И о замечательном учёном, профессоре-шекспироведе Николае Ильиче Стороженко (1836–1906) писательница говорила как о светлой личности, внесшей великий вклад в сокровищницу русской науки, и привела характерный пример: “Он умел поднимать свой голос одиноко, среди общего безмолвия. Н.И. доказывал, что недопущение евреев в университет только развращает студентов-христиан, и подал в ректорат специальное “мнение”.
Ректор заметил, что “мнение” последствий иметь не будет.
– Или будет иметь через сто лет. – добавил он.
– Тем хуже для нас! – парировал Стороженко”.
Критик Оскар Грузенберг говорил об отчаявшихся евреях-интеллигентах, выросших “под чисто русским влиянием”, которые в лихолетье погромов обратились к своим национальным корням, прияли венец еврейства. “Нужно было просветить все впечатления, подвести итог всему, что сближает с забытым народом, к которому, не сегодня – завтра, придётся обратиться с мольбою защитить и вдохновить”. В то же время для многих, и для Хин в том числе, антисемитизм и дискриминация евреев были вопросом общим, государственным.
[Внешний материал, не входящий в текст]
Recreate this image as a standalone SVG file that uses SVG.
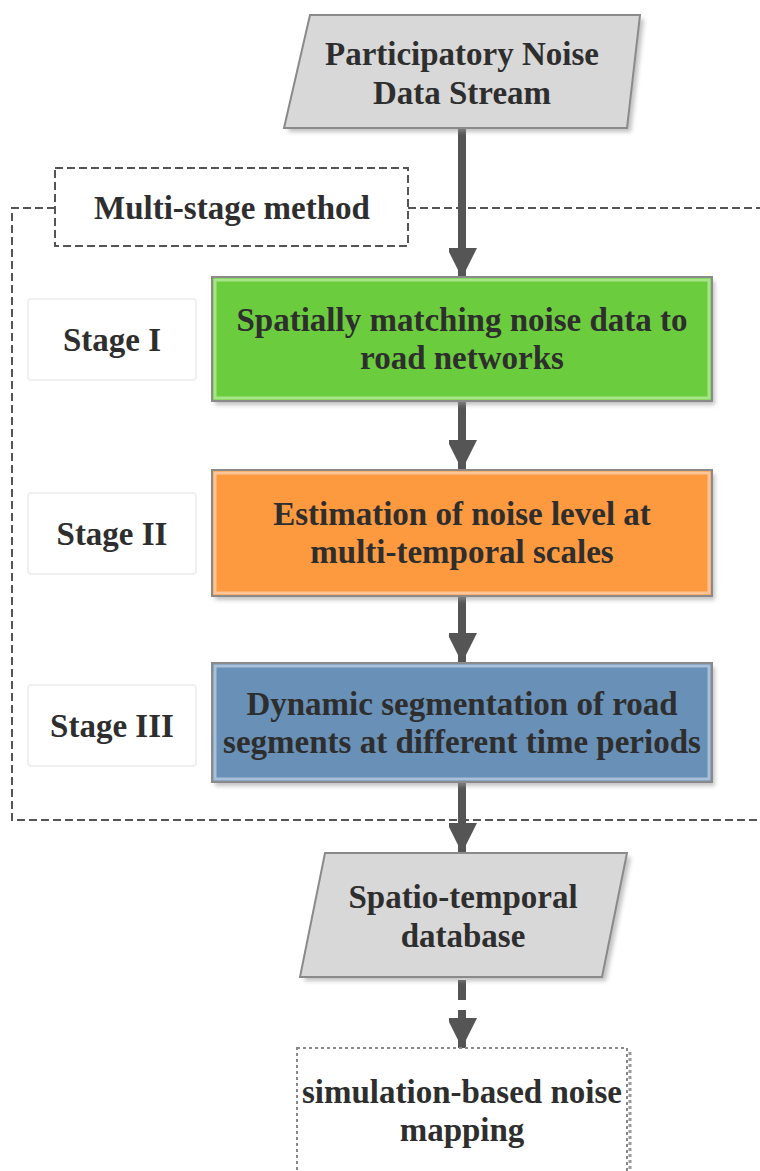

Взгляд писательницы на действительность поражает своей масштабностью. Она настойчиво повторяла фразу своего друга Анатолия Кони, ставшую и её творческим кредо: “Я люблю слушать шаги времени”. И сама эпоха в её драматизме и противоречиях под пером Хин оживает, играет яркими красками. Вот что писала она о царствовании Александра III, которого “общая молва” украшала солидными добродетелями. “Прекрасный семьянин, прямодушный, добрый и застенчивый человек. От людей, вхожих в столь высокое место, приходилось слышать, что государь— добрый человек, но совершенно необразованный, тупой, чрезвычайно вспыльчивый, упрямый и… пьяница… Для поляков, сектантов и особенно для евреев эпоха царя-миротворца была жестокая, мрачная и при том поразительно нелепая. То же и для вольнолюбивых россиян. Погромы, “разгромы” сверху и снизу, отрывание детей у родителей-духоборов, разоренье, измывательство, армянская резня, религиозные гонения, натравливание инородцев друг на друга… Из фигур, его окружавших – самая крупная и самая зловещая, конечно, К.П.Победоносцев. Русский Торквемада”.
А вот запись в её дневнике от 23 августа 1914 года: “Барон Гинзбург был вчера у Горемыкина и просил его о расширении (об уничтожении нельзя, по-видимому, заикаться) черты оседлости. В ответ на это скромное ходатайство Горемыкин будто бы затопал на барона ногами. И правда! Завтра в Московском университете назначена жеребьёвка. Жаждущих – 800, а вакансий 80! Т. к. я… не считаю, что Русь “святая”, то всё это неприличие, против которого общество протестует лишь чуть-чуть, значительно охлаждает мой национализм”.
Примечательно, что даже на гребне военно-патриотического угара, когда даже близкие Рашели Мироновны, муж Онисим Гольдовский и сын Михаил Фельдштейн, были склонны оправдывать любые деяния власть имущих, её заботит положение её соплеменников. “А вот и сейчас, на что, кажется, “исторический момент”, – пишет она 7 августа 1914 года, – а евреям, спасшимся из Германии, разрешено только неделю пребывать вне черты оседлости. Или умирать за Святую Русь, за царя-батюшку, за торжество славянской идеи – это твой долг, а гетто, процентная норма на протяжении всего жизненного пути, “жеребьёвка” детей и юношей перед наглухо закрытыми дверями школ – это твоё право. Миша и даже Стась мне говорят: теперь не время об этом рассуждать. Я не юдофилка и не юдофобка, я понимаю, что теперь не время “рассуждать” ни об этом, да вообще ни о чём, но я не могу запретить своей голове об этом думать”. И ещё позднее – “Что у нас делается с евреями – теперь, во время войны! Травят, измываются и мучат хуже прежнего”.